Emotions running high

Once a ‘gateway to the world’, today an expression of identity: the people of Dresden maintain a particularly intense – if not always unproblematic – relationship with their football club, Dynamo Dresden.

On display in the VIP room of the stadium are the pennants of FC Barcelona, ​​Atlético Madrid and Rapid Vienna. This was the class of opponent that Dynamo Dresden used to host. In the 1970s and 1980s, when SGD (as local fans affectionately refer to their club) regularly won the East German championships and played in the European Cup against all the big international names, a legend was born that is cherished by fans of the club to this day.

On European Cup evenings, Dynamo became the gateway to a wider world that seemed especially remote in Dresden, where the signal from West German TV transmitters was too weak to be picked up.

SGD remains by far the best-supported club in the former GDR, and Dresdeners feel an abiding affinity with their local team.

One of the architects of this relationship is Hans-Jürgen Dörner. ‘Dixie’, as he is still called today, dictated the Dynamo style of play from 1968 to 1986, winning five GDR league championships and four GDR cup competitions with them. “Dresden has always been a footballing city,” he says. Helmut Schön, who was the manager of West Germany when they won the World Cup in 1974, played for the city’s other (and older) team, Dresdner Sportclub, when it won the German league championship in 1943 and 1944. Dörner describes the city’s relationship with Dynamo today as one of “great affection”.

Dörner was one of those players who helped to establish the club’s reputation for elegant play, as befits the artistic sensibilities of the city and its inhabitants. There was always more at stake than football when Dresden played against the record GDR championship winners from East Berlin, who also went by the name of Dynamo (BFC Dynamo). Because while the Dresden style of play was admired even by neutrals, it was rumoured that BFC’s successful championship campaigns were due to government favouritism and intimidation of referees, a reputation that the club found difficult to shake off with Erich Mielke, head of the East German Stasi, allegedly pulling the strings behind the scene.

The Rudolf Harbig Stadium, as it was officially known in that era, would resound to hostile chants directed at BFC and, by extension, against the political system.

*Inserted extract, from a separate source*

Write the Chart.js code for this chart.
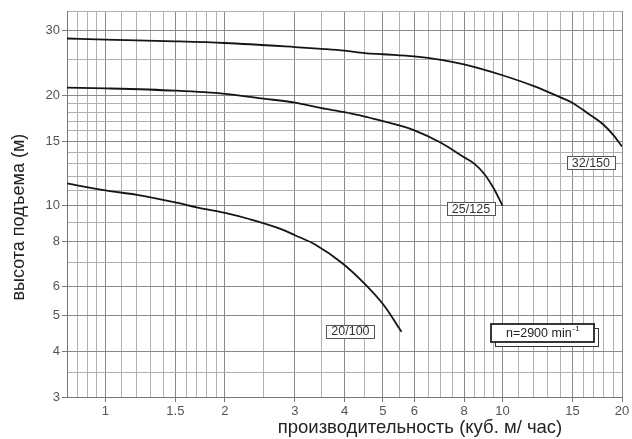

“In the GDR era, the football terraces were seen as a place where you could express yourself more freely than in other public spaces,” recalls Jens Genschmar. He is now 49 years old, sports a Dynamo tattoo on his lower right leg and is the owner of the Dresden Football Museum. “We are obviously mindful of past glories: this club belongs in the top division and should be competing for trophies at international level.” A claim that does not quite accord with the present reality, because the current fixture list includes trips to unglamorous Darmstadt and Bielefeld.

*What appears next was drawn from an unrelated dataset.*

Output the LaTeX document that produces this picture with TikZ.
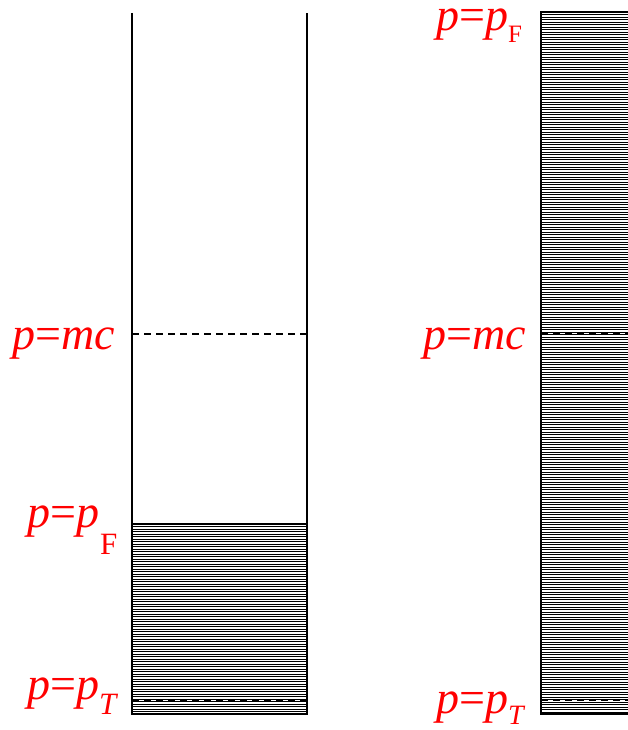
\documentclass[tikz,border=0pt]{standalone}
\usepackage{fontspec}
\setmainfont{Liberation Serif}
\usetikzlibrary{positioning}
\tikzset{
    wall/.style={
        draw=black,
        line width=1.6pt
    },
    level/.style={
        draw=black,
        line width=1.3pt,
        dash pattern=on 7pt off 5pt
    },
    hatch/.style={
        draw=black,
        line width=0.7pt
    },
    lab/.style={
        text=red,
        anchor=base west,
        inner sep=0pt,
        font=\fontsize{46}{50}\selectfont
    }
}

\begin{document}
\begin{tikzpicture}[x=1pt, y=-1pt]
            \clip (0,0) rectangle (628,730);

            % Left column: filled up to p_F
            \foreach \y in {526.5,529,...,713} {
                \draw [hatch] (132,\y) -- (307,\y);
            }
            \draw [wall] (132,13) -- (132,714) -- (307,714) -- (307,13);
            \draw [wall] (132,524) -- (307,524);
            \draw [draw=black, line width=2.4pt] (132,714) -- (307,714);
            \draw [level] (132,334) -- (307,334);
            \draw [level] (132,700) -- (307,700);

            % Right column: filled all the way
            \foreach \y in {14.5,17,...,713} {
                \draw [hatch] (541,\y) -- (640,\y);
            }
            \draw [wall] (640,12) -- (541,12) -- (541,714) -- (640,714);
            \draw [level] (541,334) -- (640,334);
            \draw [level] (541,700) -- (640,700);

            % Labels, left
            \node (lmc) [lab] at (12,349) {\textit{p}=\textit{mc}};
            \node (lpF) [lab] at (27,527) {\textit{p}=\textit{p}\hspace{1pt}\raisebox{-27pt}{\fontsize{31}{31}\selectfont F}};
            \node (lpT) [lab] at (27,699) {\textit{p}=\textit{p}\raisebox{-15pt}{\fontsize{31}{31}\selectfont\textit{T}}};

            % Labels, right
            \node (rpF) [lab] at (436,31) {\textit{p}=\textit{p}\raisebox{-12pt}{\fontsize{25}{25}\selectfont F}};
            \node (rmc) [lab] at (423,349) {\textit{p}=\textit{mc}};
            \node (rpT) [lab] at (436,713) {\textit{p}=\textit{p}\raisebox{-11pt}{\fontsize{28}{28}\selectfont\textit{T}}};
\end{tikzpicture}
\end{document}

And yet things are actually going quite well for Dynamo Dresden in the second division. Especially when you consider that, not so very long ago, the club was “on life support”, as Ralf Minge colourfully puts it. In the 1980s, the 57-year-old was one of Dynamo’s best forwards and became a club legend. He is now the club’s Sports Director, responsible for piloting it into calmer waters. Because after reunification, there were successive relegations, dodgy investors and yet another relegation for financial irregularities. The club was faced with bankruptcy on several occasions and even looked as if it might fold.

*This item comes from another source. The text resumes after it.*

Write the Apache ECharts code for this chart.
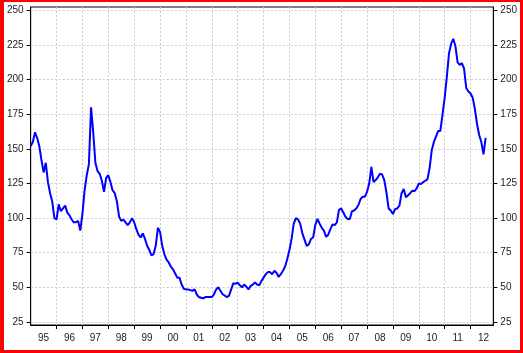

During this torrid period, the fans played – and continue to play – a key role. Sometimes they save the club by dint of sheer dedication, but from time to time, they also get the club into trouble. One occasion that lives in the memory was the legendary ‘Geisterspiel’ (phantom fixture) on 11th March 2012. After one particular riot, Dynamo were obliged to play their next home match behind closed doors. The supporters showed their defiance for the ruling by selling tickets for a ‘phantom fixture’. Although the fans were denied the pleasure of watching the game, this one-off campaign secured the gate receipts that would otherwise have been lost to the club.

However, the locking-out of spectators was only one of several inglorious episodes in which sections of the Dynamo following have brought the club into disrepute. The Dresden hooligan element are notorious, but Sports Director Minge maintains “an ongoing dialogue with the active fan scene”, as he puts it. “The fact that people increasingly vent their anger in the form of violence is a problem for society as a whole.”

It was not until 2016 that the club regained its second division status. Currently, 15 million euros are being invested in a new training facility, and the Youth Academy is one of the best in Germany today. With its wealth of tradition and huge fan base, Dynamo has all the prerequisites for excellence. “Football in general – and football in Dresden in particular – is all about emotion,” says Minge. “Obviously, we aspire to promotion to the top tier, and Europe is the ultimate aim. A dream maybe, but you have to have a dream.”